Hinweis: Die Entscheidung des Senats zeigt, dass der öffentliche Arbeitgeber bei der Stellenausschreibung besonderes Augenmerk auf potenzielle schwerbehinderte Bewerber und die sich daraus ergebenden gesetzlichen Verfahrens- und/oder Förderpflichten legen muss. Dass sich das BAG nicht mit der Frage befasst hat, ob der Kläger tatsächlich fachlich offensichtlich ungeeignet war iSv. § 165 S. 4 SGB IX, zeigt, dass allein der Verfahrensfehler ausreicht, um eine Entschädigungspflicht nach § 15 Abs. 2 AGG auszulösen. Arbeitgeber haben deshalb auf ein ordnungsgemäßes – diskriminierungsfreies – Stellenausschreibungsverfahren nach §§ 164, 165 SGB IX besonders zu achten, wollen sie sich nicht der Gefahr von Entschädigungsforderungen aussetzen.

In dem Urteil kommt zudem der Straf- bzw.
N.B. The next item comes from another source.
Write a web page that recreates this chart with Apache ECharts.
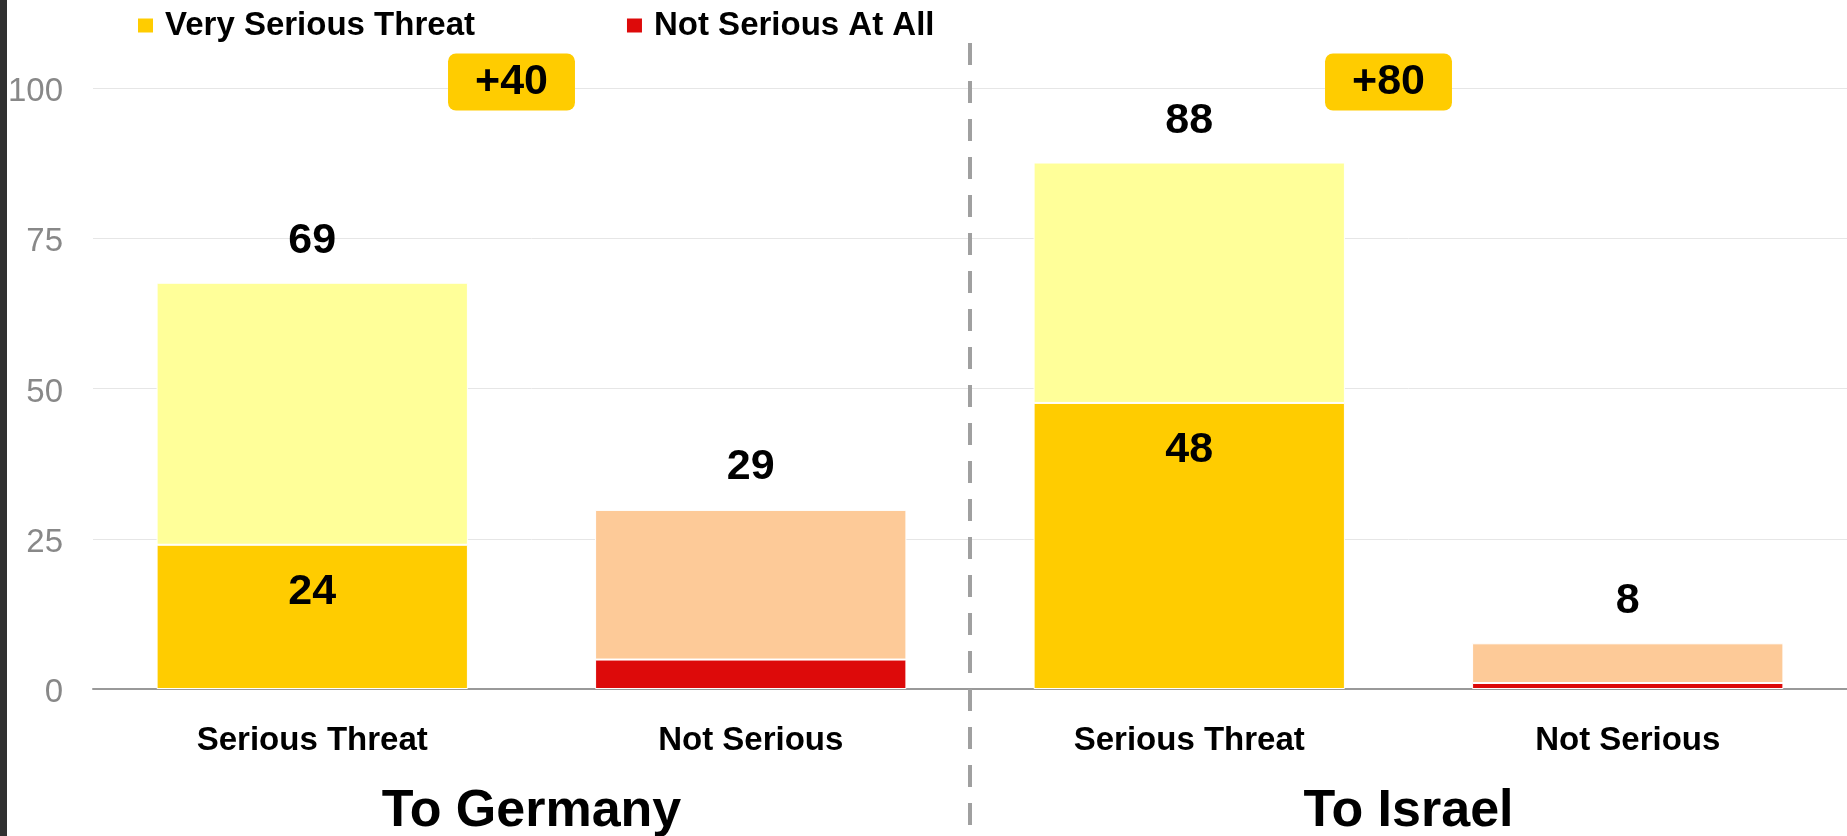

Abschreckungscharakter des Entschädigungsanspruchs voll zum Tragen. Der Arbeitgeber hatte sich – wie die Vorinstanzen – nicht darauf stützen können, dass der schwerbehinderte Bewerber fachlich offensichtlich ungeeignet gewesen ist und deshalb eine Einladung zum Vorstellungsgespräch sowieso nicht in Betracht gekommen wäre. Solche Kausalitätserwägungen tragen den Entschädigungsanspruch nicht. Ein Versagen des Entschädigungsanspruchs kommt nach der bisherigen Rechtsprechung des EuGH nur in Ausnahmefällen in Betracht (EuGH, Urteil vom 28.7.2016 – C-423/15).